Carbon Expo’s conference put the key issues of today and tomorrow in the spotlight, like the third phase of the EU ETS, bringing new sectors such as forestry and land use further into carbon finance, and developing more effective carbon mechanisms including simplified rules and standardized baselines. In addition to formal workshops, over 50 side events were hosted by exhibitors discussing specific projects in developing countries, challenges to implementing Clean Development Mechanism projects and issues beyond 2013.

The World Bank’s State and Trends of the Carbon Market report, which was launched on Day 1 of the Expo, showed that the size of the global market has stabilized at around $140bn, waiting for other countries to follow the European Union’s lead. New emission reduction projects in developing countries have slowed right down, however, waiting for demand to flow from new levels of international carbon-cutting targets. Nevertheless, the International Emissions Trading Association’s annual survey of market sentiment revealed expectations of growth in the future. And the general mood of Carbon Expo’s participants remained resilient and cautiously optimistic, as witnessed by continued high attendance rates – over 2,600 people from 110 countries.

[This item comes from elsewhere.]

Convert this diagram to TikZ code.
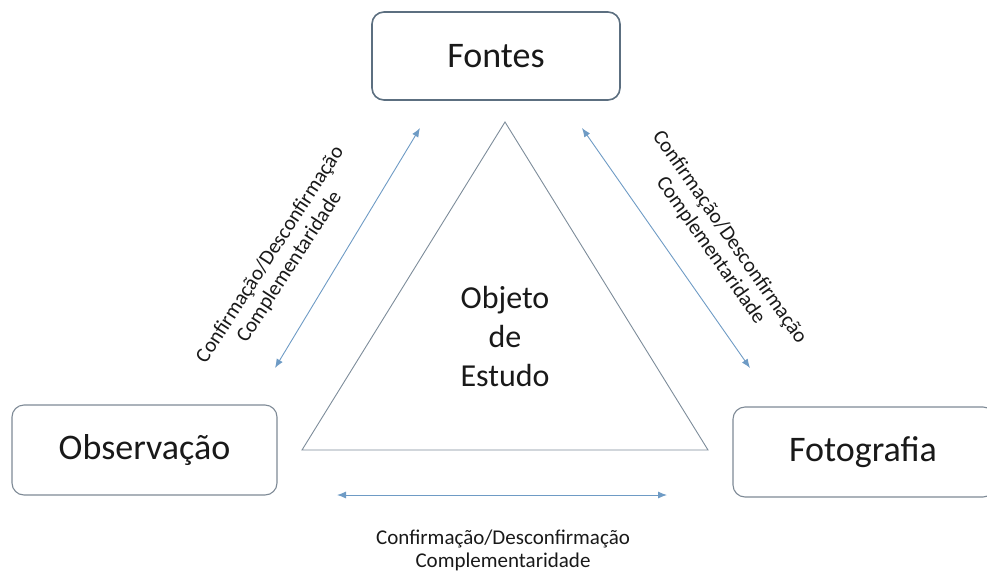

As was clear by comments made at the Roundtable discussions, while there is an urgent need for action by governments, a lot of trust remains in the ability of market mechanisms to make a difference in the response to the climate change challenge.

“Simple logic will ensure that carbon markets will play a huge role in the future”, said Andrew Steer, World Bank Special Envoy for Climate Change. “Today, by lowering the costs of finding climate friendly solutions, carbon markets are already encouraging entrepreneurship, promoting new technologies and making success in the fight against climate change more likely”.

This was echoed by the Spanish Secretary of State for Climate Change, Teresa Ribera: “In 2010 the world set a new record for global greenhouse gas emissions. We are reaching the limit of what is tolerable. Governments must set the rules, but we also need social and economic stakeholders with a will to act. We must go further and face issues that to date have not been a priority, such as the development of a new international financial framework to fight climate change”.

As Henry Derwent, Chief Executive of IETA expressed so well: “Carbon Expo’s success this year shows that the market is content to continue its work in Europe, but is impatient for expansion worldwide. Business knows that a price on carbon is the most economically effective way to cut emissions. But it is growing tired of confused signals from the UN system, which create uncertainty about value and stifle the transformative investment in low carbon solutions that the world so desperately needs”.

While the majority of the conversations centered on Europe and emerging economies, the lack of leadership by the United States and the missing federal cap-and-trade scheme also entered into the debate. It was clear that mitigation initiatives on a state level, such as in California, are seen as a positive signal in an otherwise rather disappointing landscape. In discussing the effect of these state initiatives on US companies, Steve Starbuck of Ernst and Young stated: “This fragmentation of the market is not effective in changing behaviors in the global US economy. The lack of commitment of the US federal government may not give the certainty that corporate America needs”.